Com as grandes empreiteiras quebradas e envolvidas até o pescoço com a Lava-Jato, o presidente da GO acredita que o programa de privatização e de concessão terá dois protagonistas: grupos estrangeiros reconhecidos como operadores estratégicos para operar portos, aeroportos, rodovias e ferrovias e fundos de investimentos, os verdadeiros donos do dinheiro. Na maior parte dos casos, esses fundos administram a poupança que garantirá a aposentadoria de milhares de trabalhadores. Como, nos seus países de origem, o retorno é baixo, precisam se aventurar pelo mundo em busca de boas oportunidades.

Medidas impopulares

Na opinião de Gesner, nada no Brasil andará se o governo não fizer um ajuste fiscal consistente. Segundo ele, a Proposta de Emenda à Constituição (PEC) que limita o aumento de gastos à inflação do ano anterior é um grande passo. A aprovação dessa medida pelo Congresso deve vir acompanhada da reforma da Previdência. “Temos que dar mostras inequívocas aos investidores de que a economia está entrando nos eixos”, afirma. Ele reconhece, porém, que são medidas impopulares, que exigirão esforço redobrado do governo.

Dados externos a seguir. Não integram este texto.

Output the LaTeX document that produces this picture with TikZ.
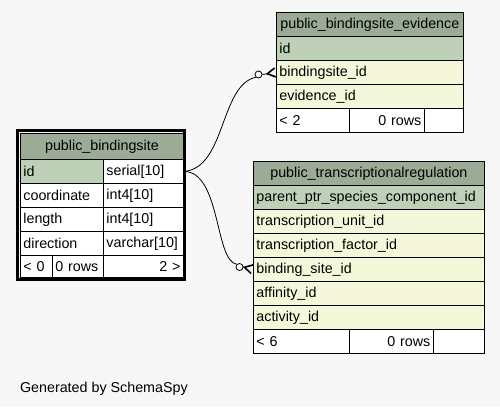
\documentclass[tikz,border=0pt]{standalone}
\usepackage{fontspec}
\setmainfont{Liberation Sans}
\usetikzlibrary{arrows.meta, positioning}

\definecolor{bggrey}{HTML}{F7F7F7}
\definecolor{hdrgreen}{HTML}{9BAB96}
\definecolor{pkgreen}{HTML}{BED1B8}
\definecolor{colyellow}{HTML}{F4F7DA}

\begin{document}
\begin{tikzpicture}[x=1pt, y=-1pt, font=\fontsize{14.3}{16}\selectfont,
    cell/.style={draw=black, line width=0.8pt, rectangle, anchor=north west,
        inner xsep=3pt, inner ysep=0pt, minimum height=24pt, align=left},
    hdr/.style={cell, fill=hdrgreen, align=center},
    pk/.style={cell, fill=pkgreen},
    col/.style={cell, fill=colyellow},
    plain/.style={cell, fill=white},
    ring/.style={circle, draw=black, fill=white, line width=0.8pt, inner sep=0pt, minimum size=7pt},
    rel/.style={draw=black, line width=0.8pt},
    crow/.style={-{Straight Barb[reversed, length=8pt, width=9pt, line width=1.6pt]}}]

    \useasboundingbox (0,0) rectangle (500,407);
    \fill[bggrey] (0,0) rectangle (500,407);

    % public_bindingsite
    \node[hdr, minimum height=26pt, text width=157pt] (bs-hdr) at (20,133) {public\_bindingsite};
    \node[pk, text width=77pt] (bs-id) at (20,159) {id};
    \node[plain, text width=74pt] (bs-idt) at (103,159) {serial[10]};
    \node[plain, text width=77pt] (bs-coord) at (20,183) {coordinate};
    \node[plain, text width=74pt] (bs-coordt) at (103,183) {int4[10]};
    \node[plain, text width=77pt] (bs-len) at (20,207) {length};
    \node[plain, text width=74pt] (bs-lent) at (103,207) {int4[10]};
    \node[plain, text width=77pt] (bs-dir) at (20,231) {direction};
    \node[plain, text width=74pt] (bs-dirt) at (103,231) {varchar[10]};
    \node[plain, minimum height=22pt, text width=26pt] (bs-f1) at (20,255) {< 0};
    \node[plain, minimum height=22pt, text width=45pt] (bs-f2) at (52,255) {0 rows};
    \node[plain, minimum height=22pt, text width=74pt, align=right] (bs-f3) at (103,255) {2 >};
    \draw[line width=3pt] (17.5,130.5) rectangle (184.5,279.5);

    % public_bindingsite_evidence
    \node[hdr, text width=181pt] (bse-hdr) at (276,12) {public\_bindingsite\_evidence};
    \node[pk, text width=181pt] (bse-id) at (276,36) {id};
    \node[col, text width=181pt] (bse-bsid) at (276,60) {bindingsite\_id};
    \node[col, text width=181pt] (bse-evid) at (276,84) {evidence\_id};
    \node[plain, text width=67pt] (bse-f1) at (276,108) {< 2};
    \node[plain, text width=69pt, align=right] (bse-f2) at (349,108) {0 rows};
    \node[plain, text width=33pt] (bse-f3) at (424,108) {};

    % public_transcriptionalregulation
    \node[hdr, text width=225pt] (tr-hdr) at (253,161) {public\_transcriptionalregulation};
    \node[pk, text width=225pt] (tr-parent) at (253,185) {parent\_ptr\_species\_component\_id};
    \node[col, text width=225pt] (tr-unit) at (253,209) {transcription\_unit\_id};
    \node[col, text width=225pt] (tr-factor) at (253,233) {transcription\_factor\_id};
    \node[col, text width=225pt] (tr-bsid) at (253,257) {binding\_site\_id};
    \node[col, text width=225pt] (tr-aff) at (253,281) {affinity\_id};
    \node[col, text width=225pt] (tr-act) at (253,305) {activity\_id};
    \node[plain, text width=90pt] (tr-f1) at (253,329) {< 6};
    \node[plain, text width=78pt, align=right] (tr-f2) at (349,329) {0 rows};
    \node[plain, text width=45pt] (tr-f3) at (433,329) {};

    % relations
    \node[ring] (bse-o) at (258.5,74.5) {};
    \node[ring] (tr-o) at (239.5,267) {};
    \draw[rel] (bs-idt.east) .. controls +(42,-3) and +(-36,8) .. (bse-o.south west);
    \draw[rel] (bs-idt.east) .. controls +(37,0) and +(-22,-3) .. (tr-o.north west);
    \draw[rel, crow] (bse-o.east) -- (bse-bsid.west);
    \draw[rel, crow] (tr-o.east) -- (tr-bsid.west);

    \node[anchor=base west] (gen) at (16.5,392) {Generated by SchemaSpy};
\end{tikzpicture}
\end{document}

“O ideal é que a PEC dos gastos seja aprovada ainda neste ano. Mas temos que ser realistas em relação ao calendário eleitoral. A aprovação do ajuste ficará espremida em novembro”, ressalta Gesner. No entender dele, o governo tem que explicitar à população que não há milagres para tirar o país da grave situação em que se encontra. Se vencer a batalha da comunicação, o presidente interino, Michel Temer, terá condições de forçar o Congresso a entregar o tão desejado equilíbrio das contas públicas. Não só isso. Permitirá ao Banco Central dar início ao corte da taxa básica de juros (Selic).

Gesner é enfático: “Não há saída fácil”. Isso vale, inclusive, para a política cambial. O BC vem tentando, nos últimos dias, encontrar um ponto de equilíbrio para o dólar, reduzindo a volatilidade sem recorrer a intervenções pesadas. A moeda norte-americana vem oscilando entre R$ 3,10 e R$ 3,30. “Uma coisa é certa: não podemos repetir os erros do passado, usando o dólar para controlar a inflação”, ressalta.

A receita, portanto, está dada. Agora, é esperar para ver se, depois do impeachment de Dilma, o governo Temer entregará tudo o que se espera dele: coerência, eficiência e responsabilidade fiscal. Uma coisa é certa: o tempo para não desapontar encurtou demais. A hora da verdade está a pouco mais de uma semana.